The 60 tools span the full editorial pipeline: manuscript screening (identifying papers that fall outside scope or fail basic quality thresholds before human review), editorial evaluation (supporting editors in assessing methodological soundness and statistical validity), author retention (flagging papers that might be redirected to more appropriate journals within the Springer Nature portfolio rather than rejected outright), and research integrity (detecting fabricated data, image manipulation, and AI-generated text). The planned 25% increase in 2026 would bring the total to approximately 75 tools — a figure that begins to describe not a set of discrete interventions but a comprehensively AI-mediated publishing workflow.

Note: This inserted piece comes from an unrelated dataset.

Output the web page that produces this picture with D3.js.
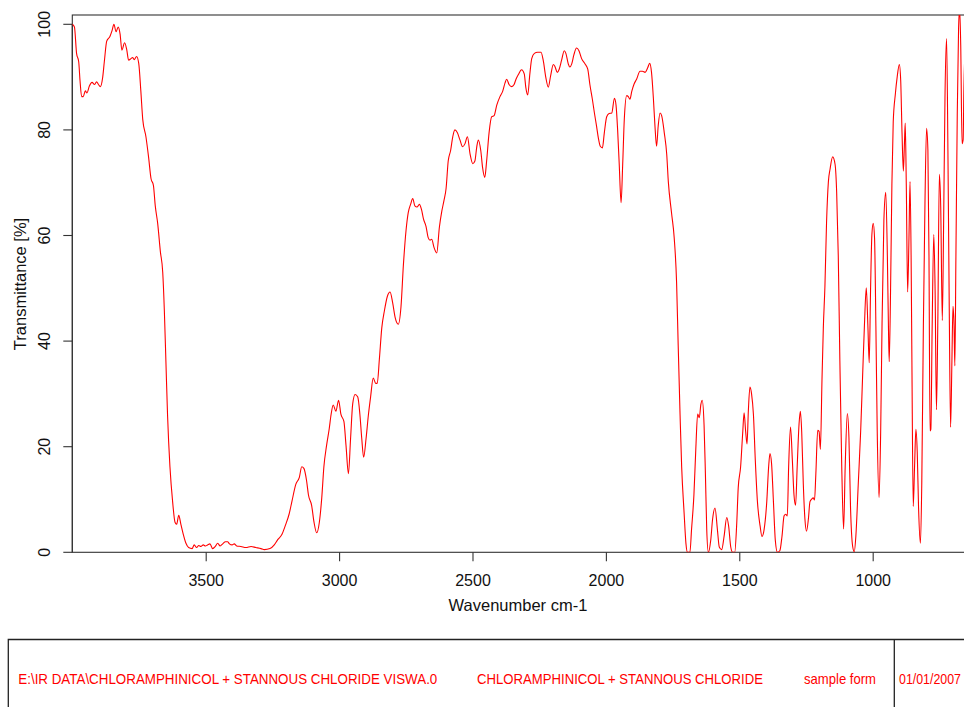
<!DOCTYPE html>
<html>
<head>
<meta charset="utf-8">
<script src="https://cdn.jsdelivr.net/npm/d3@7"></script>
<style>
  html, body { margin: 0; padding: 0; background: #fff; }
  svg { display: block; }
  text { font-family: "Liberation Sans", Arial, sans-serif; }
</style>
</head>
<body>
<svg id="chart"></svg>
<script>
const WIDTH = 964;
const HEIGHT = 707;
const PLOT = { left: 72.3, right: 979.4, top: 15, bottom: 552.3, y100: 24.3 };
const LINE_COLOR = "#ff0000";

// spectrum, high wavenumber first
const wavenumber = [
  4000, 3992, 3984, 3976, 3971, 3965, 3959, 3951, 3945, 3936, 3926, 3917, 3909, 3902, 3895, 3886,
  3880, 3871, 3859, 3851, 3844, 3836, 3828, 3821, 3814, 3804, 3796, 3789, 3780, 3774, 3768, 3759,
  3751, 3743, 3736, 3724, 3714, 3705, 3696, 3689, 3680, 3670, 3661, 3655, 3649, 3643, 3634, 3624,
  3615, 3609, 3601, 3593, 3584, 3574, 3564, 3551, 3543, 3534, 3526, 3518, 3509, 3501, 3493, 3484,
  3474, 3464, 3455, 3446, 3436, 3426, 3418, 3411, 3401, 3393, 3384, 3368, 3349, 3330, 3312, 3293,
  3280, 3259, 3243, 3230, 3214, 3202, 3187, 3177, 3162, 3149, 3140, 3132, 3122, 3115, 3103, 3094,
  3084, 3074, 3065, 3057, 3047, 3037, 3030, 3022, 3012, 3002, 2993, 2982, 2974, 2965, 2957, 2949,
  2940, 2930, 2922, 2915, 2908, 2899, 2890, 2882, 2872, 2863, 2857, 2849, 2840, 2830, 2819, 2809,
  2799, 2790, 2778, 2768, 2759, 2749, 2741, 2732, 2724, 2716, 2708, 2699, 2691, 2684, 2674, 2666,
  2659, 2653, 2644, 2634, 2624, 2615, 2607, 2599, 2591, 2582, 2574, 2566, 2557, 2547, 2537, 2528,
  2519, 2509, 2499, 2491, 2484, 2478, 2469, 2462, 2454, 2447, 2438, 2428, 2419, 2409, 2397, 2387,
  2378, 2372, 2363, 2353, 2344, 2337, 2328, 2316, 2306, 2300, 2293, 2285, 2278, 2268, 2256, 2243,
  2235, 2225, 2216, 2207, 2197, 2191, 2182, 2175, 2166, 2156, 2150, 2141, 2135, 2128, 2120, 2110,
  2101, 2091, 2078, 2068, 2060, 2051, 2043, 2035, 2028, 2021, 2013, 2006, 1997, 1988, 1978, 1968,
  1962, 1956, 1950, 1943, 1937, 1931, 1922, 1916, 1910, 1903, 1895, 1885, 1872, 1863, 1853, 1843,
  1836, 1829, 1822, 1816, 1810, 1804, 1797, 1791, 1781, 1772, 1766, 1754, 1744, 1735, 1729, 1722,
  1716, 1707, 1700, 1694, 1685, 1679, 1670, 1663, 1656, 1650, 1644, 1639, 1632, 1627, 1622, 1616,
  1607, 1600, 1591, 1582, 1575, 1566, 1557, 1547, 1540, 1532, 1525, 1517, 1510, 1504, 1495, 1487,
  1482, 1476, 1471, 1466, 1460, 1454, 1447, 1440, 1432, 1422, 1415, 1407, 1397, 1390, 1385, 1379,
  1372, 1365, 1357, 1348, 1340, 1332, 1326, 1320, 1315, 1308, 1301, 1295, 1289, 1283, 1276, 1271,
  1266, 1260, 1254, 1248, 1241, 1235, 1228, 1223, 1218, 1213, 1206, 1201, 1196, 1190, 1185, 1179,
  1173, 1166, 1160, 1150, 1141, 1135, 1129, 1123, 1116, 1109, 1103, 1095, 1089, 1083, 1075, 1069,
  1063, 1054, 1045, 1038, 1031, 1024, 1018, 1013, 1008, 1003, 998, 993, 988, 983, 976, 970,
  965, 958, 951, 945, 941, 938, 933, 928, 923, 915, 908, 900, 895, 890, 885, 881,
  878, 874, 869, 864, 860, 856, 853, 848, 843, 838, 833, 828, 821, 816, 810, 804,
  798, 793, 789, 785, 782, 777, 771, 766, 761, 756, 750, 745, 739, 734, 729, 723,
  718, 713, 708, 703, 699, 695, 692, 688, 683, 678, 674, 670, 665, 661, 658, 654
];
const transmittance = [
  100, 99.5, 94.5, 92.9, 89.3, 86.3, 86.3, 87.4, 87, 88.3, 89, 88.6, 89.1, 88.6, 88.2, 90,
  92.9, 96.8, 97.7, 98.8, 100, 98.6, 99.5, 98.2, 95.1, 96.5, 95.2, 93.2, 93.5, 93.7, 93.3, 93.9,
  92.6, 87.3, 82, 78.7, 74.8, 70.8, 69.5, 65.6, 62.3, 57, 53, 45.8, 35.9, 26, 16.2, 9.6,
  5.7, 5.3, 7, 5.3, 3.4, 1.7, 0.9, 0.7, 1.4, 0.9, 1.3, 1.1, 1.4, 1.2, 1.4, 1.6,
  0.7, 1.1, 1.7, 1.2, 1.6, 2, 2, 1.6, 1.4, 1.6, 1.2, 1.1, 0.9, 1.1, 0.9, 0.7,
  0.5, 0.7, 1.4, 2.4, 3.4, 5, 7.3, 9.6, 12.9, 14.2, 16.2, 15.9, 13.6, 10.9, 8.9, 5.7,
  3.7, 5.7, 10.3, 16.2, 20.2, 23.4, 26.1, 27.9, 26.7, 28.8, 26.1, 24.8, 20.2, 14.9, 21.5, 28.1,
  29.9, 29.4, 26.1, 21.5, 18, 21.5, 26.1, 29.4, 33, 32, 32, 36.6, 42.5, 45.8, 48.5, 49.3,
  47.2, 44.5, 43.2, 46.5, 54.4, 61, 64.3, 65.9, 67, 65.6, 65.4, 65.9, 64.9, 63.2, 61.7, 59.6,
  59.1, 59.3, 57.7, 56.7, 61.6, 64.6, 66.6, 68.9, 74.1, 76.1, 78.7, 80, 79.5, 78.1, 76.8, 77.4,
  78.7, 75.4, 73.6, 74.1, 76.8, 78.1, 76.1, 72.8, 71, 74.1, 79.4, 82.5, 82.7, 84.7, 86.3, 87.3,
  88.9, 89.6, 88.6, 88.2, 88.6, 89.6, 90.5, 91.4, 90.6, 88, 86.6, 90.6, 93.5, 94.5, 94.7, 94.7,
  93.2, 89.9, 88.1, 90.3, 92.4, 92, 90.9, 91.5, 93.2, 95, 94.5, 92.5, 91.9, 92.5, 94.2, 95.5,
  95, 93.5, 92.5, 91.5, 88.6, 85.9, 83.2, 80.7, 78.4, 76.9, 76.6, 79.4, 82.5, 83.1, 83.2, 86,
  84.7, 80, 73.5, 66.2, 73.5, 82, 86.5, 86.3, 85.8, 87.3, 88.6, 89.6, 91.1, 91.1, 90.9, 91.8,
  92.6, 90.9, 86, 80.7, 76.9, 80.7, 83.2, 82.7, 79.4, 75.4, 70.2, 64.3, 59.6, 51.1, 39.2, 26.1,
  16.2, 7.6, 1.7, 0, 0, 4.3, 10.9, 19.5, 26.2, 25.5, 28, 28.8, 24.1, 14.9, 4.3, 0,
  2.3, 6.3, 8.4, 4.3, 1, 0.5, 3, 6.6, 5, 1, 0, 0, 5, 12.2, 16.2, 22.8,
  26.4, 22.8, 20.5, 26.8, 31.3, 30, 26.1, 17.5, 9.6, 5, 3, 4.3, 9.6, 16.2, 18.7, 16.8,
  9.6, 2.3, 0, 0.3, 3, 6.9, 7.2, 6.9, 16.2, 23.7, 17.4, 10.9, 8.9, 16.2, 24.3, 26.7,
  22.8, 12.9, 6.3, 4, 6.3, 9.6, 10.1, 10.3, 9.9, 14.9, 23.1, 22.9, 19.5, 32.7, 42.5, 50.4,
  62.3, 70.2, 72.5, 74.9, 73.5, 68.2, 56.2, 36.3, 16.3, 4.4, 16.3, 26.3, 21.7, 8.4, 1.1, 0.1,
  3.1, 13, 23, 33, 42.9, 50.1, 42.9, 35.9, 49.6, 60.2, 62.3, 59.5, 42.9, 23, 10.4, 23,
  42.9, 62.9, 68.2, 56.2, 42.9, 36.1, 49.6, 69.6, 81.5, 86.8, 90.1, 92.4, 89.4, 79.4, 72.2, 77.4,
  81.3, 69.5, 49.3, 59.5, 70.2, 56.2, 36.3, 8.7, 16.3, 23.3, 19, 8.4, 1.7, 13, 42.9, 66.2,
  80.3, 76.1, 56.2, 23, 23.3, 42.9, 60.2, 49.6, 27, 42.9, 71.6, 65.5, 43.9, 62.9, 86.1, 97.3,
  76.1, 46.2, 23.7, 36.3, 46.6, 42.9, 35.3, 56.2, 82.8, 99.4, 103, 96.1, 77.4, 78.1, 88.1, 95
];

const xTicks = [3500, 3000, 2500, 2000, 1500, 1000];
const yTicks = [0, 20, 40, 60, 80, 100];
const xTitle = "Wavenumber cm-1";
const yTitle = "Transmittance [%]";
const footerLabels = [
  "E:\\IR DATA\\CHLORAMPHINICOL + STANNOUS CHLORIDE VISWA.0",
  "CHLORAMPHINICOL + STANNOUS CHLORIDE",
  "sample form",
  "01/01/2007"
];

const svg = d3.select("#chart").attr("width", WIDTH).attr("height", HEIGHT);

const x = d3.scaleLinear().domain([4000, 600]).range([PLOT.left, PLOT.right]);
const y = d3.scaleLinear().domain([0, 100]).range([PLOT.bottom, PLOT.y100]);

svg.append("clipPath").attr("id", "plot-clip")
  .append("rect")
  .attr("x", PLOT.left)
  .attr("y", PLOT.top)
  .attr("width", PLOT.right - PLOT.left)
  .attr("height", PLOT.bottom - PLOT.top);

// frame
svg.append("rect")
  .attr("x", PLOT.left)
  .attr("y", PLOT.top)
  .attr("width", PLOT.right - PLOT.left)
  .attr("height", PLOT.bottom - PLOT.top)
  .attr("fill", "none")
  .attr("stroke", "#333")
  .attr("stroke-width", 1.1);

// x axis
const xAxis = svg.append("g")
  .attr("transform", `translate(0,${PLOT.bottom})`)
  .call(d3.axisBottom(x).tickValues(xTicks).tickSize(9).tickPadding(13.3).tickFormat(d3.format("d")));
xAxis.select(".domain").remove();
xAxis.selectAll("line").attr("stroke", "#333").attr("stroke-width", 1.1);
xAxis.selectAll("text").attr("fill", "#111").style("font-size", "16px")
  .style("font-family", '"Liberation Sans", Arial, sans-serif');

// y axis, labels turned like the original
const yAxis = svg.append("g");
yAxis.selectAll("line")
  .data(yTicks)
  .enter()
  .append("line")
  .attr("x1", PLOT.left - 9)
  .attr("x2", PLOT.left)
  .attr("y1", (d) => y(d))
  .attr("y2", (d) => y(d))
  .attr("stroke", "#333")
  .attr("stroke-width", 1.1);
yAxis.append("line")
  .attr("x1", PLOT.left).attr("x2", PLOT.left)
  .attr("y1", y(0)).attr("y2", y(100))
  .attr("stroke", "#333").attr("stroke-width", 1.1);
yAxis.selectAll("text")
  .data(yTicks)
  .enter()
  .append("text")
  .attr("transform", (d) => `translate(50,${y(d)}) rotate(-90)`)
  .attr("text-anchor", "middle")
  .attr("fill", "#111")
  .style("font-size", "16px")
  .text((d) => d);

svg.append("text")
  .attr("x", 518)
  .attr("y", 611)
  .attr("text-anchor", "middle")
  .attr("fill", "#111")
  .style("font-size", "16.5px")
  .text(xTitle);

svg.append("text")
  .attr("transform", "translate(25.5,284) rotate(-90)")
  .attr("text-anchor", "middle")
  .attr("fill", "#111")
  .style("font-size", "16.5px")
  .text(yTitle);

// spectrum
const points = wavenumber.map((w, i) => [w, transmittance[i]]);
const line = d3.line()
  .x((d) => x(d[0]))
  .y((d) => y(d[1]))
  .curve(d3.curveMonotoneX);

svg.append("path")
  .datum(points)
  .attr("clip-path", "url(#plot-clip)")
  .attr("fill", "none")
  .attr("stroke", LINE_COLOR)
  .attr("stroke-width", 1.1)
  .attr("stroke-linejoin", "round")
  .attr("d", line);

// info strip at the bottom
const footer = svg.append("g");
footer.append("path")
  .attr("d", "M8.3,720 V639.5 H980 M894.3,639.5 V720")
  .attr("fill", "none")
  .attr("stroke", "#222")
  .attr("stroke-width", 1.3);

const footerX = [18.3, 477, 804, 899];
const footerW = [419, 286, 72, 62];
footer.selectAll("text")
  .data(footerLabels)
  .enter()
  .append("text")
  .attr("x", (d, i) => footerX[i])
  .attr("y", 683.5)
  .attr("textLength", (d, i) => footerW[i])
  .attr("lengthAdjust", "spacingAndGlyphs")
  .attr("fill", LINE_COLOR)
  .style("font-size", "14.5px")
  .style("font-family", '"Liberation Sans Narrow", "Arial Narrow", "Liberation Sans", sans-serif')
  .text((d) => d);
</script>
</body>
</html>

The commercial logic is clear. Academic publishing operates at a scale that makes human review of every submission economically unsustainable: Springer Nature alone publishes thousands of journals and processes hundreds of thousands of manuscript submissions annually. AI tools that can triage submissions, flag integrity concerns, and support editorial decision-making at the pre-review stage reduce the cost per paper processed while — in principle — improving the consistency of quality gatekeeping.

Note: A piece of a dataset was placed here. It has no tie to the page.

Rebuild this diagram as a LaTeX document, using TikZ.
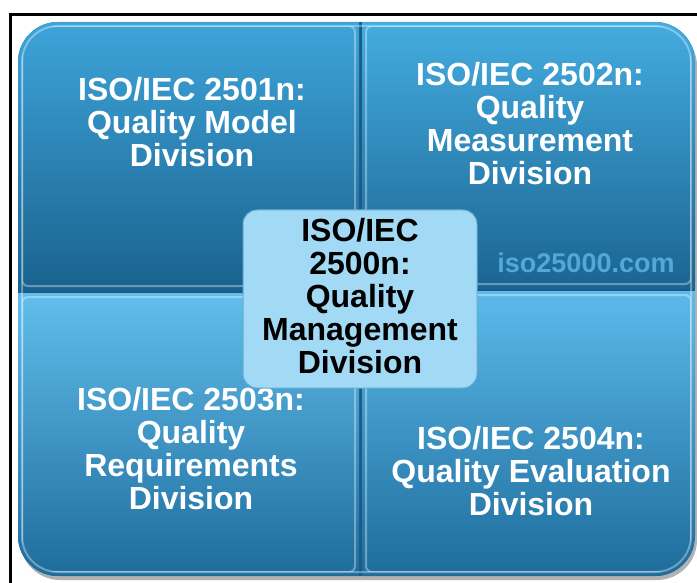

The research integrity dimension deserves particular attention. A recent PNAS study found that journal policies have been largely ineffective at reducing AI-generated text in submissions. Springer Nature's investment in detection tools represents the operational response to that policy failure: if disclosure requirements and honor-system policies cannot contain AI-generated content, automated detection at scale may be the only realistic mechanism. Whether those tools are sufficiently accurate — and whether their deployment creates new forms of false-positive rejection that disadvantage legitimate authors — are questions the company has not yet addressed publicly. They are, however, the right questions to ask.